* Task brief
Return the material word for word. Do not include pictures.

* Data segment
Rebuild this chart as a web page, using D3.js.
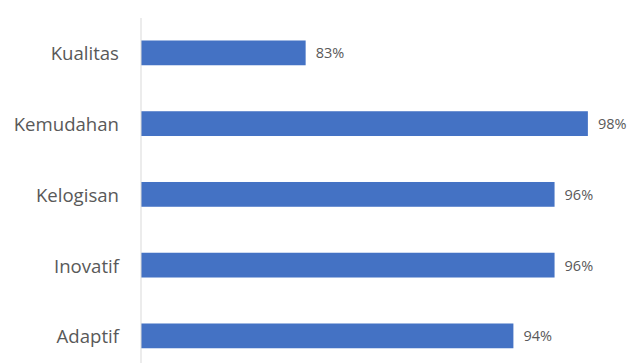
<!DOCTYPE html>
<html>
<head>
<meta charset="utf-8">
<script src="https://cdn.jsdelivr.net/npm/d3@7"></script>
<style>
  body { margin: 0; background: #fff; }
  .axis text { font-family: "Open Sans", sans-serif; fill: #595959; }
  .value-label { font-family: "Open Sans", sans-serif; fill: #595959; }
</style>
</head>
<body>
<div id="chart"></div>
<script>
// data
var categories = ['Kualitas', 'Kemudahan', 'Kelogisan', 'Inovatif', 'Adaptif'];
var values = [0.834, 0.978, 0.961, 0.961, 0.940];
var xDomain = [0.75, 1.0];

var width = 629,
  height = 363;

var svg = d3
  .select('#chart')
  .append('svg')
  .attr('width', width)
  .attr('height', height);

// plot area runs a little past the bottom / right edge of the picture
var x = d3.scaleLinear().domain(xDomain).range([141, 631]);
var y = d3
  .scaleBand()
  .domain(categories)
  .range([17.5, 371.25])
  .paddingInner(0.65)
  .paddingOuter(0.325);

var data = categories.map(function (c, i) {
  return { name: c, value: values[i] };
});

svg
  .selectAll('.bar')
  .data(data)
  .enter()
  .append('rect')
  .attr('class', 'bar')
  .attr('x', x(xDomain[0]))
  .attr('y', function (d) {
    return y(d.name);
  })
  .attr('width', function (d) {
    return x(d.value) - x(xDomain[0]);
  })
  .attr('height', y.bandwidth())
  .attr('fill', '#4472c4');

var yAxis = svg
  .append('g')
  .attr('class', 'axis')
  .attr('transform', 'translate(140.5,0)')
  .call(d3.axisLeft(y).tickSize(0).tickPadding(21.5));

yAxis.select('.domain').attr('stroke', '#d9d9d9');
yAxis
  .selectAll('text')
  .style('font-size', '18.6px')
  .attr('dy', '0.4em');

var fmt = d3.format('.0%');
svg
  .selectAll('.value-label')
  .data(data)
  .enter()
  .append('text')
  .attr('class', 'value-label')
  .attr('x', function (d) {
    return x(d.value) + 10;
  })
  .attr('y', function (d) {
    return y(d.name) + y.bandwidth() / 2;
  })
  .attr('dy', '0.38em')
  .style('font-size', '14.5px')
  .text(function (d) {
    return fmt(d.value);
  });
</script>
</body>
</html>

* Written answer
Rebuild this chart as a web page, using D3.js.
<!DOCTYPE html>
<html>
<head>
<meta charset="utf-8">
<script src="https://cdn.jsdelivr.net/npm/d3@7"></script>
<style>
  body { margin: 0; background: #fff; }
  .axis text { font-family: "Open Sans", sans-serif; fill: #595959; }
  .value-label { font-family: "Open Sans", sans-serif; fill: #595959; }
</style>
</head>
<body>
<div id="chart"></div>
<script>
// data
var categories = ['Kualitas', 'Kemudahan', 'Kelogisan', 'Inovatif', 'Adaptif'];
var values = [0.834, 0.978, 0.961, 0.961, 0.940];
var xDomain = [0.75, 1.0];

var width = 629,
  height = 363;

var svg = d3
  .select('#chart')
  .append('svg')
  .attr('width', width)
  .attr('height', height);

// plot area runs a little past the bottom / right edge of the picture
var x = d3.scaleLinear().domain(xDomain).range([141, 631]);
var y = d3
  .scaleBand()
  .domain(categories)
  .range([17.5, 371.25])
  .paddingInner(0.65)
  .paddingOuter(0.325);

var data = categories.map(function (c, i) {
  return { name: c, value: values[i] };
});

svg
  .selectAll('.bar')
  .data(data)
  .enter()
  .append('rect')
  .attr('class', 'bar')
  .attr('x', x(xDomain[0]))
  .attr('y', function (d) {
    return y(d.name);
  })
  .attr('width', function (d) {
    return x(d.value) - x(xDomain[0]);
  })
  .attr('height', y.bandwidth())
  .attr('fill', '#4472c4');

var yAxis = svg
  .append('g')
  .attr('class', 'axis')
  .attr('transform', 'translate(140.5,0)')
  .call(d3.axisLeft(y).tickSize(0).tickPadding(21.5));

yAxis.select('.domain').attr('stroke', '#d9d9d9');
yAxis
  .selectAll('text')
  .style('font-size', '18.6px')
  .attr('dy', '0.4em');

var fmt = d3.format('.0%');
svg
  .selectAll('.value-label')
  .data(data)
  .enter()
  .append('text')
  .attr('class', 'value-label')
  .attr('x', function (d) {
    return x(d.value) + 10;
  })
  .attr('y', function (d) {
    return y(d.name) + y.bandwidth() / 2;
  })
  .attr('dy', '0.38em')
  .style('font-size', '14.5px')
  .text(function (d) {
    return fmt(d.value);
  });
</script>
</body>
</html>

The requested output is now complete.